THE NEED FOR COLLABORATION
Similarly, Cobena Chief Executive Officer (CEO) Francis del Val said that digital transformation is crucial to nation-building. Citing the Digital Economy Report by the United Nations Conference on Trade and Development (UNCTAD) released last September, he shared that countries who least likely to take advantage of digital data and convert them into business opportunities are those countries positioned at the greatest disadvantage.
“It is absolutely clear that digital transformation is going to be critical to nation-building,” Mr. del Val said. In the Philippines, in particular, the impact of such transformation is expected to accelerate even more in the coming years.
Meanwhile, for the government to succeed in its digital transformation journey, Mr. del Val said that it needs the support of the private sector. In fact, based on the 2019 PH Digital Transformation Survey, he shared that the government is the sector most behind in digital transformation journey.
Barriers most cited include lack of resources, lack of adoption guidance, and digital transformation not seen as urgent.
As a whole, Mr. del Val emphasized the importance of data in digital transformation and the need to convert them into information and insights. “With digital transformation, there’s a lot of data. What we need to do is to be able to convert the data to information, and information to insights,” he said.
Moreover, aside from addressing the digital transformation gaps in the country, Mr. del Val said that collaboration among organization leaders from different sectors of the country is needed to make the Philippines a fully data-driven nation.
“It’s not going to be easy and we need to be able to work with an ecosystem. No one company can do it on its own… it got to be multisectoral, it got to be an ecosystem of like-minded individuals who are committed to make it happen,” he said.
LOOKING AT THE FUTURE
Meanwhile, in her talk during the event, Kerry Lau, head of marketing for Acoustic across Asia Pacific and Japan, shared some of the trends on data and artificial intelligence (AI) coming forward in the next few years.
Among others, she said that marketing data director will become the hottest new role; while digital marketing agencies will transform into consulgencies who will be equally adept in creative, strategy and technology. She also said that AI and machine learning will make hyper-personalization a reality.

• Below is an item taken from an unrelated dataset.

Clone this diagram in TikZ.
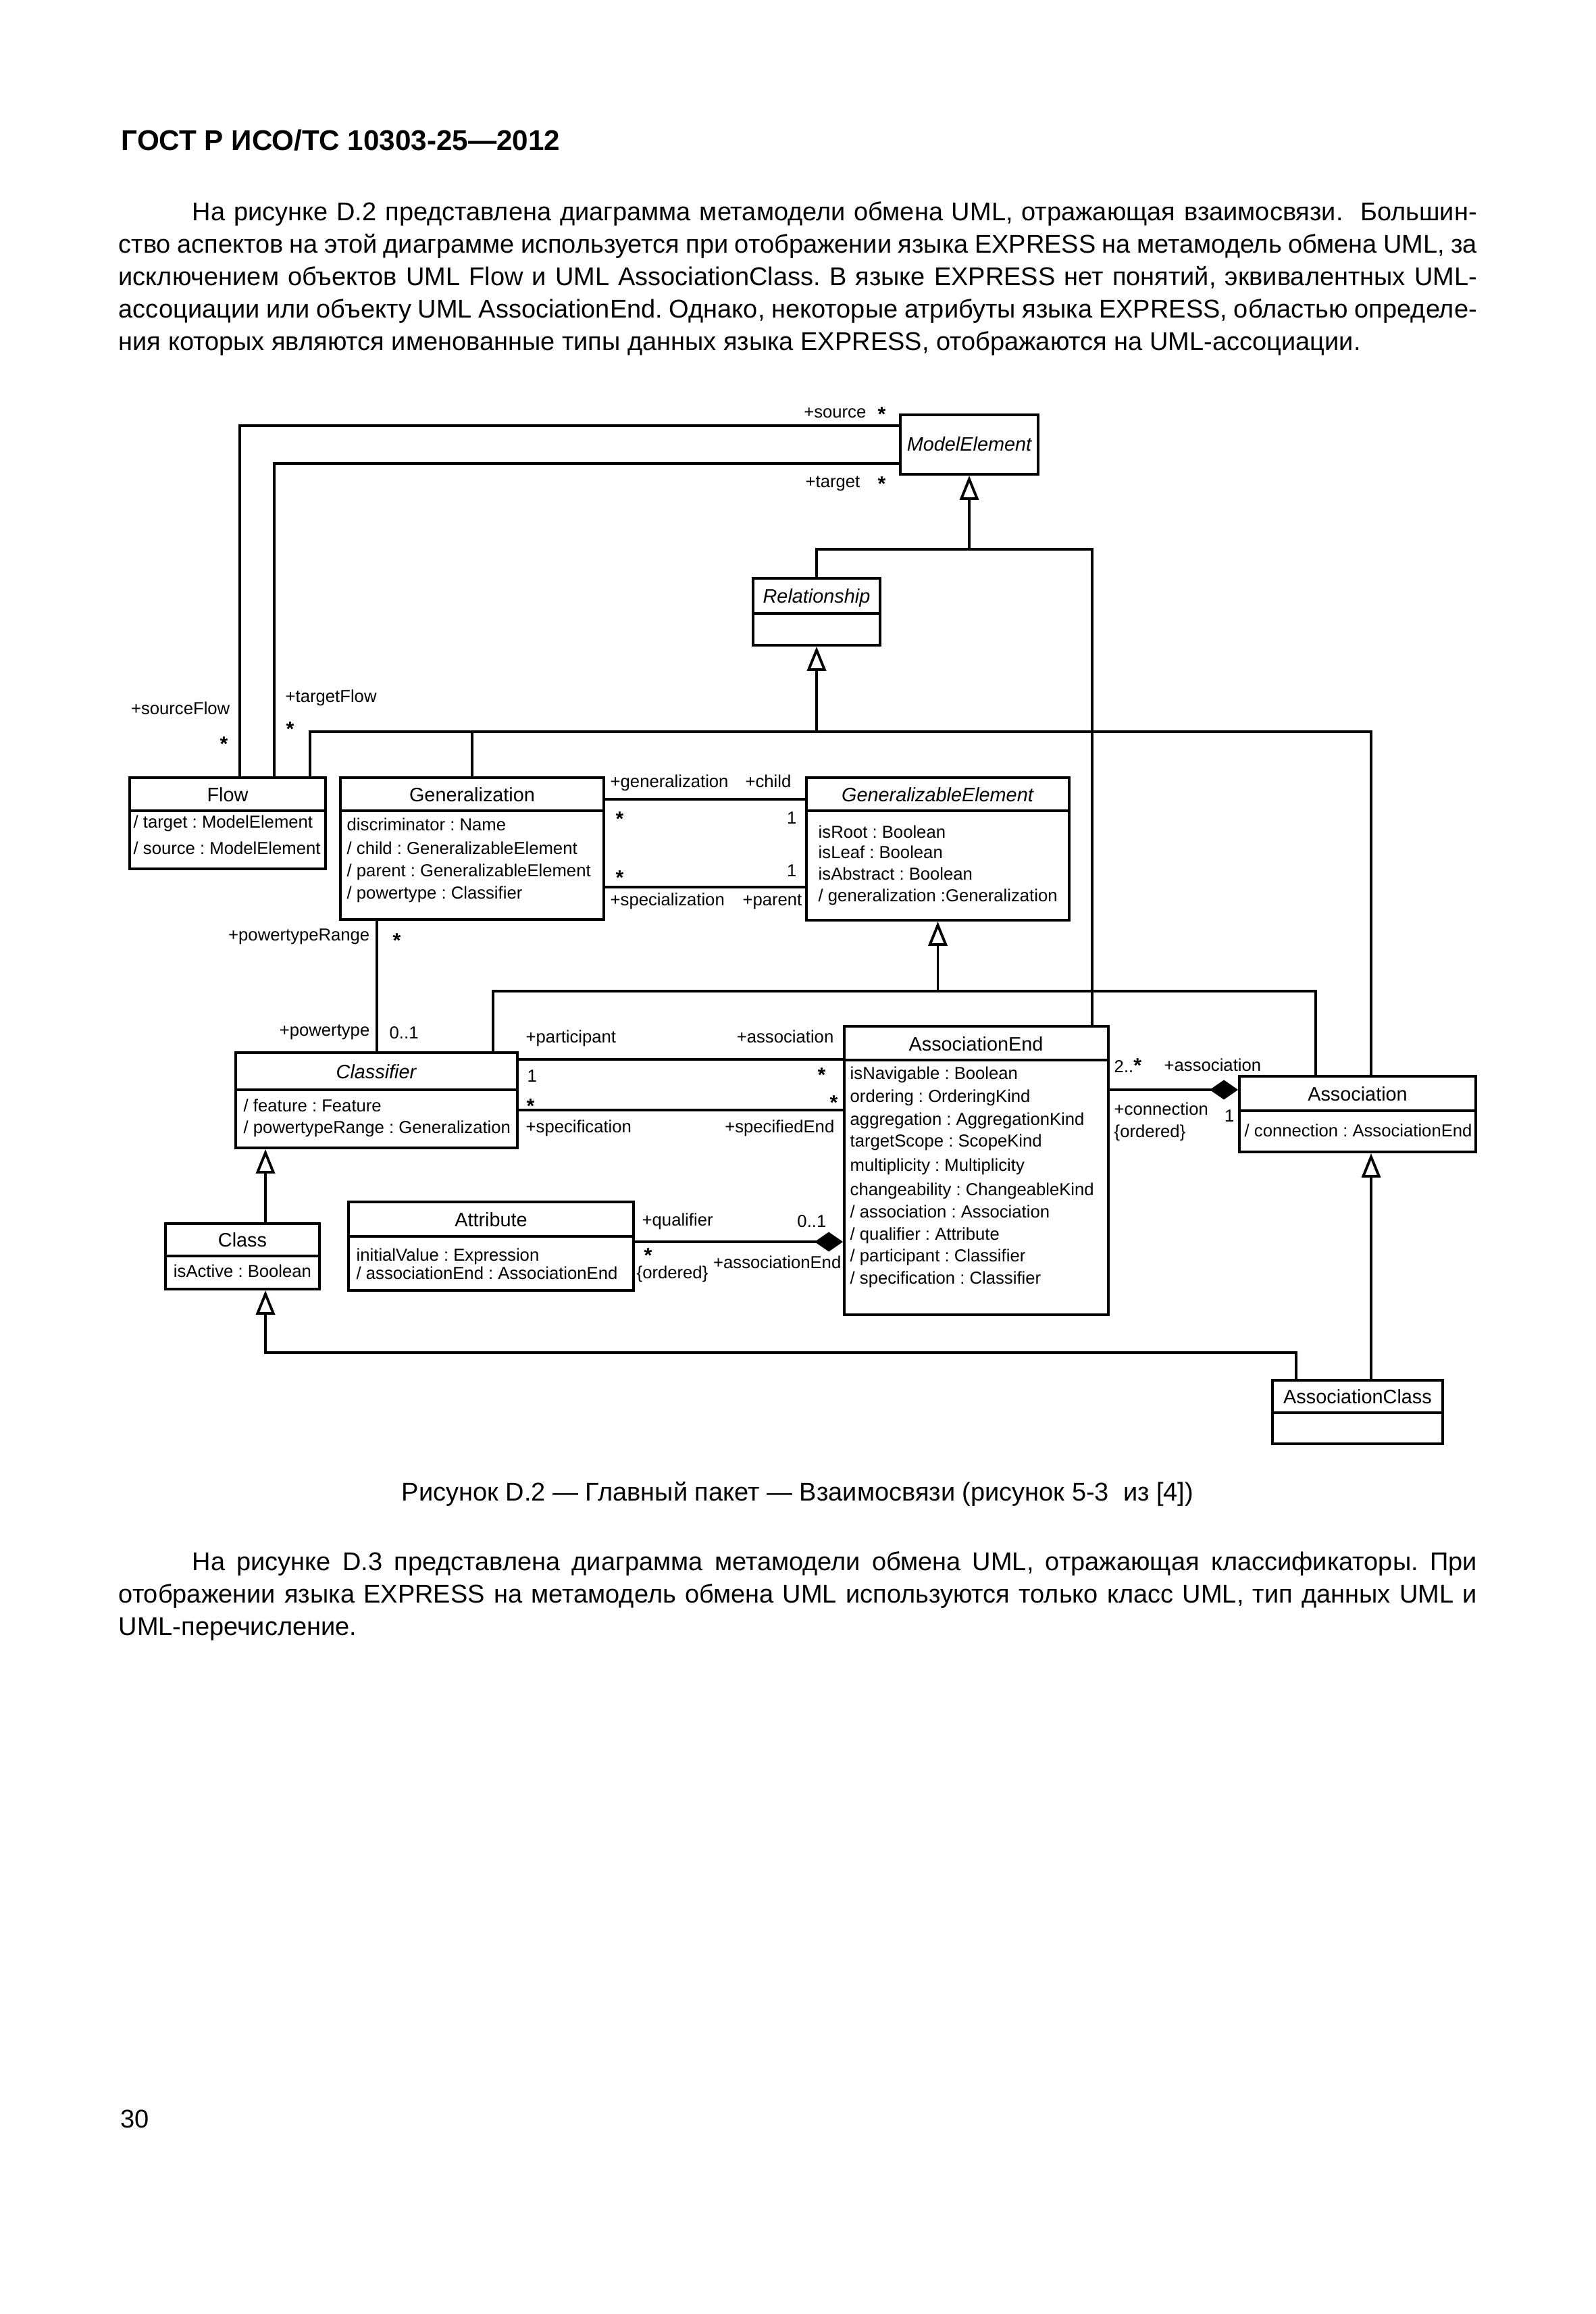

Moreover, Ms. Lau said that customer centricity will what drive constant transformation in the coming years. “IDC (International Data Corporation) predicted that by 2022, companies focused on customer experiences are predicted to generate 50% of their revenue through contextual discovery,” she shared.
With regards to data privacy, Ms. Lau said that General Data Protection Regulation (GDPR) will help marketers tighten up data hygiene and build more customer trust. “Data matters. But trust determines its value,” she explained, noting that consumers will more likely trust the organization who will be able to take care of their data.